My buddy Djembe the Dog just announced that he is running for US President. I’m sure you’ll all agree that having someone from the Canine Party in the White House would be a good thing for the Country. We’ve had years of Donkeys and Elephants in the White House. The time is now for a Canine!
So, you might be wondering what a Canine Presidency might look like. Would it be a period of ‘Change,’ ‘Reform,’ ‘Marverickiness?’ Do can at least be sure that if a pitbull was elected he would have to vow to wear lipstick. (You know so it would appeal to all the hockey moms out there.)
I’m sure there would be some fundamental changes in the first 100 days of a Canine Presidency. Change would start at the White House:
- The White House would obviously be changed to the Dog House. (Duuuhhhh….)
- There would be daily Press Barkings
- The Front Lawn would be turned into an off-lease dog park
- An agility course would be set up in the West Wing
- All State Dinners would begin with 15 minutes of formal butt sniffing, following by 10 minutes of leg humping and 10 minutes of territory marking.
- Canine Presidents would be limited to one term since in dog years each term would be 28 years.
Of course there would also be changes to the President’s Cabinet.

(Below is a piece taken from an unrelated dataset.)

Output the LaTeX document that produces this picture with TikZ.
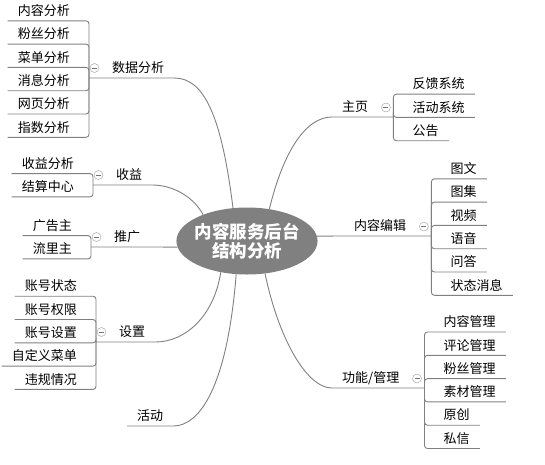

- Cabinet Meetings would officially be changed to Pack Meetings.
- A Rottweiler would be named Secretary of Defense.
- A Chihuahua would be named to head Border Security and Immigration. (Hopefully my buddy Chiquillo would get the job…)
- We’d have a Terrier as Secretary of Energy. Have you seen how much energy those little dogs have?

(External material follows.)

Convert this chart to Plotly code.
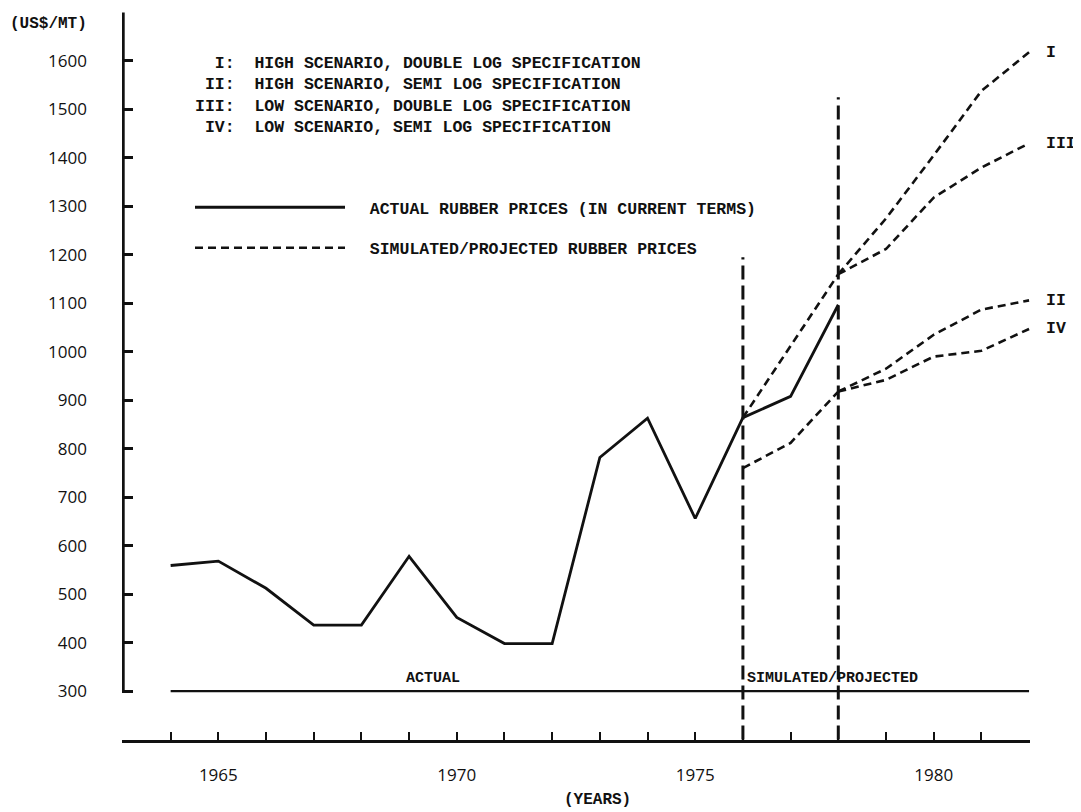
import plotly.graph_objects as go

# ---------------- data ----------------
actual_years = [1964, 1965, 1966, 1967, 1968, 1969, 1970, 1971, 1972, 1973, 1974, 1975, 1976, 1977, 1978]
actual_prices = [559, 568, 512, 436, 436, 578, 452, 398, 398, 782, 863, 656, 864, 908, 1097]

sim_years = [1976, 1977, 1978]
sim_high = [864, 1012, 1160]     # simulated, double log (I / III)
sim_semi = [760, 812, 918]       # simulated, semi log (II / IV)

proj_years = [1978, 1979, 1980, 1981, 1982]
proj_I = [1160, 1275, 1405, 1538, 1618]
proj_III = [1160, 1212, 1318, 1380, 1430]
proj_II = [918, 965, 1035, 1087, 1106]
proj_IV = [918, 942, 990, 1002, 1047]

boundary_years = [1976, 1978]
boundary_tops = [1195, 1525]
boundary_base = 200

base_level = 300
base_span = [1964, 1982]

y_ticks = [300, 400, 500, 600, 700, 800, 900, 1000, 1100, 1200, 1300, 1400, 1500, 1600, 1700]
y_ticktext = [str(v) for v in y_ticks[:-1]] + [""]
x_ticks = list(range(1963, 1983))
x_ticktext = [str(v) if v in (1965, 1970, 1975, 1980) else "" for v in x_ticks]

scenario_lines = [
    "\u00a0\u00a0I:\u00a0\u00a0HIGH SCENARIO, DOUBLE LOG SPECIFICATION",
    "\u00a0II:\u00a0\u00a0HIGH SCENARIO, SEMI LOG SPECIFICATION",
    "III:\u00a0\u00a0LOW SCENARIO, DOUBLE LOG SPECIFICATION",
    "\u00a0IV:\u00a0\u00a0LOW SCENARIO, SEMI LOG SPECIFICATION",
]
legend_names = [
    "\u00a0\u00a0ACTUAL RUBBER PRICES (IN CURRENT TERMS)",
    "\u00a0\u00a0SIMULATED/PROJECTED RUBBER PRICES",
]

MONO = "Liberation Mono"
SANS = "Open Sans"
INK = "#111111"

# page offset (browser body margin) compensation
OFF = 8
W, H = 1081 - OFF, 812 - OFF
PL, PR, PT, PB = 122, 1030, 12, 740   # plot area in page pixels


def px(xp):
    return (xp - PL) / (PR - PL)


def py(yp):
    return 1 - (yp - PT) / (PB - PT)


fig = go.Figure()

fig.add_trace(go.Scatter(
    x=actual_years, y=actual_prices, mode="lines",
    line=dict(color=INK, width=2.8),
    name=legend_names[0], legendgroup="a",
))

dash_proj = "8px,5px"
fig.add_trace(go.Scatter(
    x=sim_years, y=sim_high, mode="lines",
    line=dict(color=INK, width=2.6, dash=dash_proj),
    name=legend_names[1], legendgroup="b",
))
fig.add_trace(go.Scatter(
    x=sim_years, y=sim_semi, mode="lines",
    line=dict(color=INK, width=2.6, dash=dash_proj), showlegend=False,
))
for series in (proj_I, proj_III, proj_II, proj_IV):
    fig.add_trace(go.Scatter(
        x=proj_years, y=series, mode="lines",
        line=dict(color=INK, width=2.6, dash=dash_proj), showlegend=False,
    ))

for bx, top in zip(boundary_years, boundary_tops):
    fig.add_trace(go.Scatter(
        x=[bx, bx], y=[boundary_base, top], mode="lines",
        line=dict(color=INK, width=3, dash="14px,6px"), showlegend=False,
    ))

fig.add_trace(go.Scatter(
    x=base_span, y=[base_level, base_level], mode="lines",
    line=dict(color=INK, width=2.2), showlegend=False,
))

fig.add_shape(type="line", xref="x", yref="y", x0=1963, x1=1963,
              y0=y_ticks[0], y1=y_ticks[-1], line=dict(color=INK, width=3.5))

for lab, series in (("I", proj_I), ("III", proj_III), ("II", proj_II), ("IV", proj_IV)):
    fig.add_annotation(x=proj_years[-1], y=series[-1], text=lab, showarrow=False,
                       xanchor="left", yanchor="middle", xshift=15,
                       font=dict(family=MONO, size=16.5, color=INK, weight="bold"))

fig.add_annotation(x=1969.5, y=base_level, text="ACTUAL", showarrow=False,
                   xanchor="center", yanchor="bottom", yshift=2,
                   font=dict(family=MONO, size=15, color=INK, weight="bold"))
fig.add_annotation(x=boundary_years[0], y=base_level, text="SIMULATED/PROJECTED", showarrow=False,
                   xanchor="left", yanchor="bottom", yshift=2, xshift=2,
                   font=dict(family=MONO, size=15, color=INK, weight="bold"))

fig.add_annotation(xref="paper", yref="paper", x=px(193), y=py(52),
                   text="<br>".join(scenario_lines), showarrow=False,
                   xanchor="left", yanchor="top", align="left",
                   font=dict(family=MONO, size=16.5, color=INK, weight="bold"))

fig.add_annotation(xref="paper", yref="paper", x=px(8), y=py(24),
                   text="(US$/MT)", showarrow=False, xanchor="left", yanchor="middle",
                   font=dict(family=MONO, size=16, color=INK, weight="bold"))
fig.add_annotation(xref="paper", yref="paper", x=px(597), y=py(800),
                   text="(YEARS)", showarrow=False, xanchor="center", yanchor="middle",
                   font=dict(family=MONO, size=16, color=INK, weight="bold"))

fig.update_layout(
    width=W, height=H,
    margin=dict(l=PL - OFF, r=W - (PR - OFF), t=PT - OFF, b=H - (PB - OFF)),
    paper_bgcolor="white", plot_bgcolor="white",
    showlegend=True,
    legend=dict(
        x=px(190), y=py(190), xanchor="left", yanchor="top",
        itemwidth=150, tracegroupgap=16, traceorder="grouped",
        font=dict(family=MONO, size=16.5, color=INK, weight="bold"),
        bgcolor="rgba(0,0,0,0)",
    ),
    xaxis=dict(
        range=[1962.98, 1982.02], showgrid=False, zeroline=False,
        showline=True, linecolor=INK, linewidth=2.5,
        tickmode="array", tickvals=x_ticks, ticktext=x_ticktext,
        ticks="inside", ticklen=8, tickwidth=2, tickcolor=INK,
        tickfont=dict(family=SANS, size=17, color=INK), ticklabelstandoff=18,
    ),
    yaxis=dict(
        range=[199, 1701], showgrid=False, zeroline=False, showline=False,
        tickmode="array", tickvals=y_ticks, ticktext=y_ticktext,
        ticks="inside", ticklen=11, tickwidth=2.5, tickcolor=INK,
        tickfont=dict(family=SANS, size=17, color=INK), ticklabelstandoff=34,
    ),
)

fig.write_html("out.html")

- Lassie would head Homeland Security. Think about it… if the President were to fall into a well who better to go get help then Lassie?
- A cat would be named Ambassador to some tiny country like Nauru just to demonstrate that this Adminstration is Bi-Specian. (Seriously, Nauru is a country… population 13,700)
So I say, Run Djembe Run! And to all my canine friends, whether you hug trees or pee on them, I say vote Doggie vote! Let’s elect the Nation’s first Canine President in 2008.
By the way, I understand that there is an organization called ACORN, presumably run by Squirrels, that would be happy to register you. Remember ”on a voter registration form no one knows you’re a dog….”
I’m Max the Golden Retriever and I paid for this message







so I see the supposed changes you have outlined here but I have to disagree with one of them only because I am sure it is already being done therefor not a change. The change about the butt-sniffing, leg humping and territory marking is all politics is about (I mean really… what’s the difference between butt-sniffing and butt-kissing). I hope the canine party can rise above the politics we already have… remember… we want change!
Avid Fan,
Well barked!
Put into that perspective I absolutely agree that butt-sniffing would not be a change.
Maybe the only change here should be that the butt-sniffing should all be done on the new Front Lawn off-leash dog park. That way the citizens could at least see who’s sniffing whom…
Keep On Wagging!
Max
Hope to see you on my hometown ballot.